Expert Perspectives on the Updated ACC Decision Pathway for Optimization of Heart Failure Treatment - Episode 6

Using Sacubitril/Valsartan in Heart Failure Treatment 

April 9, 2021
James Januzzi, MD, Massachusetts General Hospital, Harvard Medical School

Javed Butler, MD, MPH, MBA, University of Mississippi Medical Center

A discussion on the safety and efficacy of angiotensin receptor-neprilysin inhibitor (ARNI), sacubitril/valsartan, for the treatment of heart failure.

James Januzzi, MD: You’ve listed a bunch of important therapies, and I’m going to reorder some of them. Let’s address where we stand right now with respect to our GDMT, or guideline-directed medical therapy, and how we implement it. You’ve mentioned the successes with β-blockers, with a tremendous benefit in heart failure. They’re perhaps one of the most important therapies we give, particularly when adjusted to higher doses. We have mineralocorticoid receptor antagonists, ACE [angiotensin-converting enzyme] inhibitors, and ARBs [angiotensin receptor blockers], and then along comes sacubitril/valsartan.

The way sacubitril/valsartan was studied was actually a head-to-head against enalapril, so it is in the list of therapies that we give in heart failure with reduced ejection fraction. It’s the first switch that we’ve had to contend with, which creates some anxieties among clinicians about how to do it, when to do it, and why to do it. You’ve addressed to some extent how the drug works. It’s got an angiotensin receptor blocker, but it also raises the concentration of numerous vasoactive peptides with favorable effect on heart failure because of its neprilysin inhibition. Can you tell me a little about the efficacy and safety profile in the clinical trials that have looked at sacubitril/valsartan? Why would we be talking about this as a new therapy ahead of an ACE inhibitor or ARB?

Javed Butler, MD, MPH, MBA: Yes. The fundamental concept here was if you look at the PARADIGM-HF trial, there’s 1 word missing in the trial’s schema: placebo. This was comparing against the standard of care with the idea of not adding something, but replacing the existing standard of care. This was a completely different concept, and that has some benefits to it. If you win, then you have 2 benefits. You have a better standard of care. Also, polypharmacy is a complex issue and we’ll get into that a little bit, and by replacing a drug, you’re not adding yet another drug, but replacing another drug’s pill count, and that complexity remains a little more stable. Those are on the plus side.

The perceived negative side is that it requires you to take some time out, talk to the patient. The patient is saying, “I’ve been taking this medicine for such a long time, why do you want to switch? Why do I have to come back to take another blood test?” Having said that, we are not talking about some minor benefit. We’re talking about 20% relative risk reduction in both components of the primary end point: cardiovascular death by itself and heart failure hospitalization risk. This is a pretty substantial risk reduction, on top of standard of care and high-dose ACE inhibitors that we don’t even give in the clinical setting. So even in this idealized setting, there was a 20% increase. You can slice and dice the outcomes any which way. If you look at the secondary end points—the risk of sudden cardiac death, progressive heart failure-related death—all of these outcomes were improved. Quality of life improved, the scores got better, people feel better as well. All of these were subsequently also shown in registries and real-life data about improvement in quality of life.
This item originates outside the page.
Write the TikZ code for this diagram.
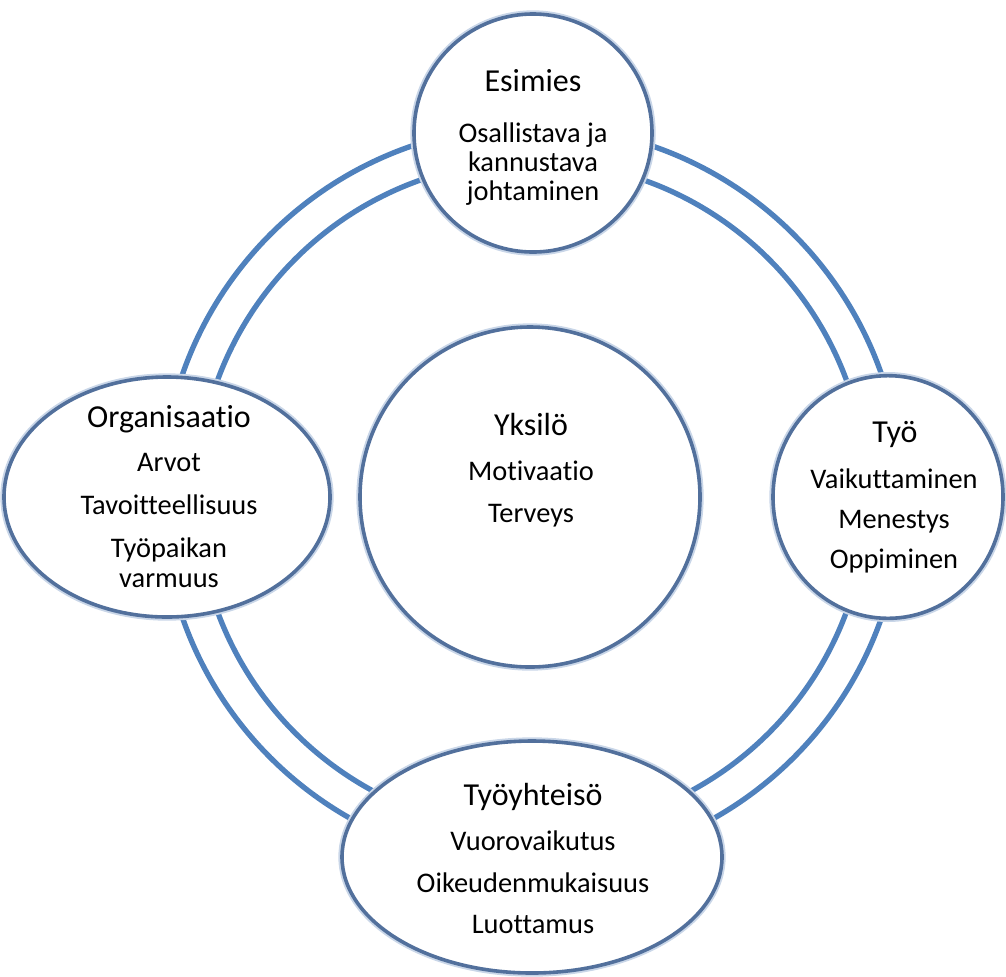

When it comes to the safety profile, if we do a large trial, there will always be some wiggle, right? You have thousands of patients numerically, but overall, the safety profile was pretty comparable. If anything, stopping the drug for adverse effects occurred more in the enalapril arm than the valsartan/sacubitril arm. There was a little bit more cough with one drug, a little more hypokalemia with the other, and some decreasing blood pressure with the other, give or take. All in all, it was a very comparable safety profile with a lot of additional benefits.

James Januzzi, MD: This is really remarkable. In the original 2017 Expert Consensus Decision Pathway for Optimization of Heart Failure Treatment document, we incorporated sacubitril/valsartan, but there was an important nuance to how we recommended it, which very much aligned with the current clinical practice guidelines for heart failure. We recognized that because in the PARADIGM-HF study, all patients were treated with an ACE inhibitor before being switched to sacubitril/valsartan, we had this important recommendation that the preferred strategy would be to have patients stable on an ACE or an ARB before being switched on to sacubitril/valsartan.